Find each line containing the string "drawn". Copy it.

┄┄┄┄┄┄

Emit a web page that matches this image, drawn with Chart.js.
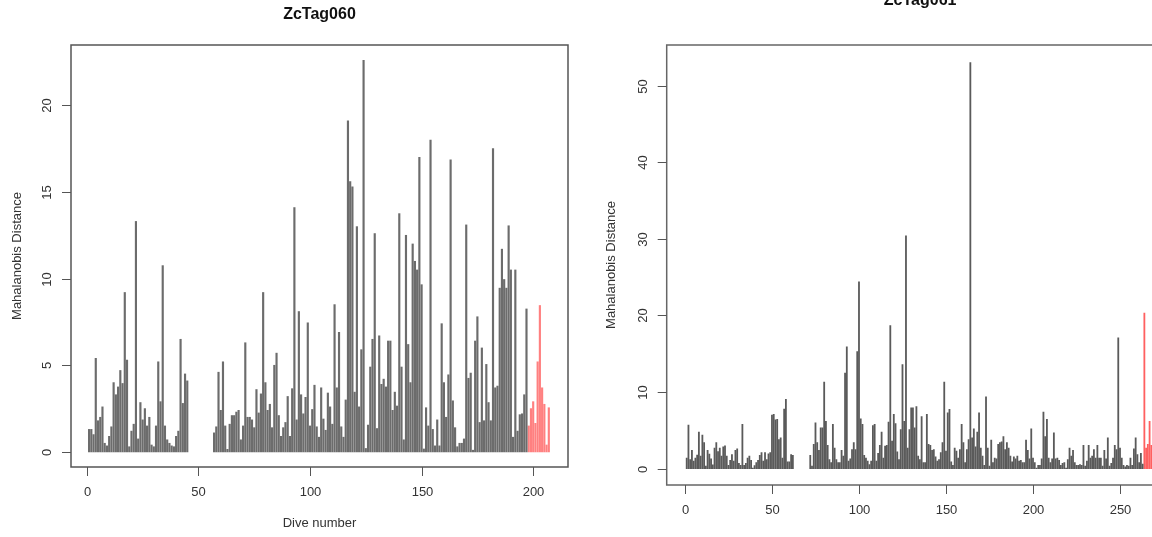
<!DOCTYPE html>
<html>
<head>
<meta charset="utf-8">
<script src="https://cdn.jsdelivr.net/npm/chart.js@4/dist/chart.umd.min.js"></script>
<style>
  html, body { margin: 0; padding: 0; background: #fff; overflow: hidden; width: 1152px; height: 537px; }
  canvas { position: absolute; top: 0; }
  #tag060 { left: 0; }
  #tag061 { left: 590px; }
</style>
</head>
<body>
<canvas id="tag060" width="590" height="537"></canvas>
<canvas id="tag061" width="610" height="537"></canvas>
<script>
// ZcTag060 - Mahalanobis distance per dive, dives 1..197 grey (null = no dive), 198..207 red
const tag060Gray = [
    1.3, 1.3, 1.0, 5.4, 1.8, 2.0, 2.6, 0.5, 0.35, 0.9,
    1.45, 4.0, 3.3, 3.75, 4.7, 3.95, 9.2, 5.3, 0.3, 1.2,
    1.6, 13.3, 0.75, 2.85, 1.85, 2.5, 1.5, 2.0, 0.4, 0.3,
    1.5, 5.2, 2.9, 10.75, 1.5, 0.7, 0.5, 0.35, 0.3, 0.9,
    1.2, 6.5, 2.8, 4.5, 4.1,
    null, null, null, null, null, null, null, null, null, null, null,
    1.1, 1.45, 4.6, 2.4, 5.2, 1.5, 0.15, 1.6, 2.1, 2.1,
    2.3, 2.4, 0.7, 1.5, 6.3, 2.0, 2.0, 1.85, 1.4, 3.6,
    2.25, 3.35, 9.2, 4.0, 2.4, 2.75, 1.4, 5.0, 5.7, 2.1,
    0.9, 1.4, 1.7, 3.2, 0.9, 3.65, 14.1, 1.85, 8.1,
    3.3, 2.2, 3.15, 7.45, 1.5, 2.45, 3.85, 1.45, 0.85, 3.7,
    1.9, 1.25, 3.4, 2.6, 1.6, 8.5, 3.7, 6.9, 1.45, 0.85,
    3.0, 19.1, 15.6, 15.3, 3.45, 13.0, 2.6, 5.9, 22.6, 0.2,
    1.55, 4.9, 6.5, 12.6, 1.35, 6.7, 3.9, 4.2, 3.75, 6.4,
    6.4, 2.4, 3.45, 2.65, 13.75, 4.9, 0.7, 12.5, 6.2,
    4.0, 12.0, 11.0, 10.5, 17.0, 9.65, 0.17, 2.55, 1.5, 18.0,
    1.3, 0.35, 1.85, 0.35, 7.4, 4.0, 2.0, 4.45, 16.85, 2.95,
    1.4, 0.3, 0.5, 0.5, 0.75, 13.1, 4.25, 4.55, 0.1, 6.4,
    7.8, 1.7, 6.0, 1.8, 5.05, 2.85, 1.8, 17.5, 3.7, 3.8,
    9.45, 11.7, 9.95, 9.45, 13.05, 10.5, 0.85, 10.5, 1.2, 2.15,
    2.2, 3.3, 8.25
];
const tag060RedFirstDive = 198;
const tag060Red = [1.5, 2.5, 2.9, 1.65, 5.2, 8.45, 3.7, 2.75, 0.4, 2.55];
const tag060XTicks = [0, 50, 100, 150, 200];
const tag060YTicks = [0, 5, 10, 15, 20];

// ZcTag061 - dives 1..263 grey, 264..270 red
const tag061Gray = [
    1.4, 5.7, 1.2, 2.4, 1.0, 1.4, 1.8, 4.8, 1.65, 4.4,
    3.4, 0.35, 2.4, 1.9, 1.3, 0.5, 2.7, 3.4, 2.25, 2.7,
    1.65, 2.85, 3.0, 1.65, 0.45, 1.1, 1.85, 1.0, 2.4, 2.6,
    0.7, 0.45, 5.8, 0.45, 0.7, 1.4, 1.65, 1.1, 0.1, 0.4,
    0.8, 1.1, 1.75, 2.1, 1.0, 2.1, 1.2, 1.95, 2.1, 7.0,
    7.1, 6.4, 6.45, 3.8, 4.05, 1.4, 7.8, 9.05, 0.9, 0.9,
    1.85, 1.75,
    null, null, null, null, null, null, null, null, null,
    1.75, 0.35, 3.2, 6.0, 3.4, 2.4, 5.35, 5.35, 11.3,
    6.2, 3.05, 1.2, 0.8, 5.8, 2.7, 1.2, 0.8, 0.8, 2.4,
    1.65, 12.5, 15.9, 1.0, 1.3, 2.5, 3.4, 2.5, 15.3, 24.4,
    6.5, 5.8, 1.75, 1.4, 1.0, 0.55, 1.0, 5.65, 5.8, 1.0,
    2.0, 3.05, 4.8, 1.4, 2.95, 3.05, 6.1, 18.7, 3.6, 7.1,
    5.9, 2.2, 1.2, 5.1, 13.6, 6.2, 30.4, 2.7, 5.1, 7.95,
    7.95, 5.35, 8.1, 1.65, 1.2, 6.8, 0.8, 0.8, 7.1, 3.2,
    3.05, 2.4, 2.5, 1.55, 1.0, 1.2, 2.1, 3.4, 11.3, 2.3,
    7.3, 7.75, 0.9, 0.45, 2.7, 2.3, 1.4, 2.5, 5.8, 3.4,
    0.8, 2.5, 3.8, 53.0, 4.05, 5.2, 2.85, 4.8, 7.3, 2.7,
    1.65, 0.45, 9.4, 2.7, 0.35, 3.75, 0.8, 1.4, 1.3, 3.2,
    3.4, 3.5, 4.2, 2.5, 3.4, 2.7, 1.65, 0.9, 1.55, 1.3,
    1.65, 1.0, 1.1, 0.8, 0.8, 3.75, 2.4, 1.3, 5.2, 1.4,
    0.8, 0.1, 0.45, 0.45, 1.3, 7.4, 4.2, 6.45, 1.4, 0.8,
    1.3, 4.7, 1.3, 1.4, 1.1, 0.45, 0.7, 0.8, 0.1, 1.2,
    2.7, 1.65, 2.4, 0.8, 0.45, 0.45, 0.55, 0.45, 3.05, 0.35,
    1.0, 3.05, 1.4, 1.65, 2.5, 1.4, 3.05, 1.4, 1.4, 0.35,
    2.4, 1.3, 4.05, 0.35, 0.7, 1.4, 3.05, 2.5, 17.1, 2.7,
    1.4, 0.45, 0.25, 0.45, 0.35, 1.4, 0.45, 2.6, 4.05, 1.85,
    0.8, 2.0, 0.6
];
const tag061RedFirstDive = 264;
const tag061Red = [20.3, 2.7, 3.2, 6.2, 3.05, 2.5, 1.6];
const tag061XTicks = [0, 50, 100, 150, 200, 250];
const tag061YTicks = [0, 10, 20, 30, 40, 50];

// turn a value list into {x: dive, y: distance} points, dropping missing dives
function toPoints(values, firstDive) {
    return values
        .map((v, i) => ({ x: firstDive + i, y: v }))
        .filter(p => p.y !== null);
}

// R-like box, ticks, rotated y labels and titles drawn from the chart's scales
const rAxesPlugin = {
    id: 'rAxes',
    afterDraw(chart, args, o) {
        const ctx = chart.ctx;
        const a = chart.chartArea;
        const xs = chart.scales.x;
        const ys = chart.scales.y;
        ctx.save();

        ctx.strokeStyle = o.boxColor;
        ctx.lineWidth = 1.5;
        ctx.strokeRect(a.left, a.top, a.right - a.left, a.bottom - a.top);

        ctx.strokeStyle = '#555';
        ctx.lineWidth = 1;
        ctx.fillStyle = '#333';
        ctx.font = '13px "Liberation Sans", Arial, sans-serif';
        ctx.textAlign = 'center';
        ctx.textBaseline = 'middle';

        o.xTicks.forEach(v => {
            const px = Math.round(xs.getPixelForValue(v)) + 0.5;
            ctx.beginPath();
            ctx.moveTo(px, a.bottom);
            ctx.lineTo(px, a.bottom + o.tickLen);
            ctx.stroke();
            ctx.fillText(String(v), px, a.bottom + o.xLabelGap);
        });

        o.yTicks.forEach(v => {
            const py = Math.round(ys.getPixelForValue(v)) + 0.5;
            ctx.beginPath();
            ctx.moveTo(a.left - o.tickLen, py);
            ctx.lineTo(a.left, py);
            ctx.stroke();
            ctx.save();
            ctx.translate(a.left - o.yLabelGap, py);
            ctx.rotate(-Math.PI / 2);
            ctx.fillText(String(v), 0, 0);
            ctx.restore();
        });

        const midX = (a.left + a.right) / 2;
        const midY = (a.top + a.bottom) / 2;
        ctx.fillText(o.xTitle, midX, a.bottom + o.xTitleGap);

        ctx.save();
        ctx.translate(a.left - o.yTitleGap, midY);
        ctx.rotate(-Math.PI / 2);
        ctx.fillText(o.yTitle, 0, 0);
        ctx.restore();

        ctx.fillStyle = '#111';
        ctx.font = 'bold 16px "Liberation Sans", Arial, sans-serif';
        ctx.fillText(o.title, midX, o.titleY);
        ctx.restore();
    }
};

function makeChart(id, gray, red, redFirst, xRange, yRange, padding, look, axes) {
    const ctx = document.getElementById(id).getContext('2d');
    return new Chart(ctx, {
        type: 'bar',
        data: {
            datasets: [
                {
                    data: toPoints(gray, 1),
                    backgroundColor: look.gray,
                    barThickness: look.thick,
                    grouped: false,
                    borderWidth: 0
                },
                {
                    data: toPoints(red, redFirst),
                    backgroundColor: look.red,
                    barThickness: look.thick,
                    grouped: false,
                    borderWidth: 0
                }
            ]
        },
        options: {
            responsive: false,
            animation: false,
            devicePixelRatio: 1,
            layout: { padding: padding },
            scales: {
                x: { type: 'linear', min: xRange[0], max: xRange[1], offset: false, display: false },
                y: { type: 'linear', min: yRange[0], max: yRange[1], display: false }
            },
            plugins: {
                legend: { display: false },
                tooltip: { enabled: false },
                rAxes: axes
            }
        },
        plugins: [rAxesPlugin]
    });
}

makeChart('tag060', tag060Gray, tag060Red, tag060RedFirstDive,
    [-7.1, 215.6], [-0.87, 23.48],
    { left: 71, right: 22, top: 45, bottom: 70 },
    { gray: '#6c6c6c', red: '#ff8080', thick: 1.5 },
    {
        title: 'ZcTag060', titleY: 15, boxColor: '#555',
        xTicks: tag060XTicks, yTicks: tag060YTicks,
        tickLen: 9, xLabelGap: 25, yLabelGap: 24,
        xTitle: 'Dive number', xTitleGap: 56,
        yTitle: 'Mahalanobis Distance', yTitleGap: 54
    });

makeChart('tag061', tag061Gray, tag061Red, tag061RedFirstDive,
    [-10.5, 280.8], [-2.12, 55.3],
    { left: 76.7, right: 26.4, top: 45, bottom: 52 },
    { gray: '#5a5a5a', red: '#ff6060', thick: 1.15 },
    {
        title: 'ZcTag061', titleY: 1, boxColor: '#666',
        xTicks: tag061XTicks, yTicks: tag061YTicks,
        tickLen: 9, xLabelGap: 25, yLabelGap: 23,
        xTitle: 'Dive number', xTitleGap: 64,
        yTitle: 'Mahalanobis Distance', yTitleGap: 55
    });
</script>
</body>
</html>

┄┄┄┄┄┄

- **Task output**
Emit a web page that matches this image, drawn with Chart.js.
// R-like box, ticks, rotated y labels and titles drawn from the chart's scales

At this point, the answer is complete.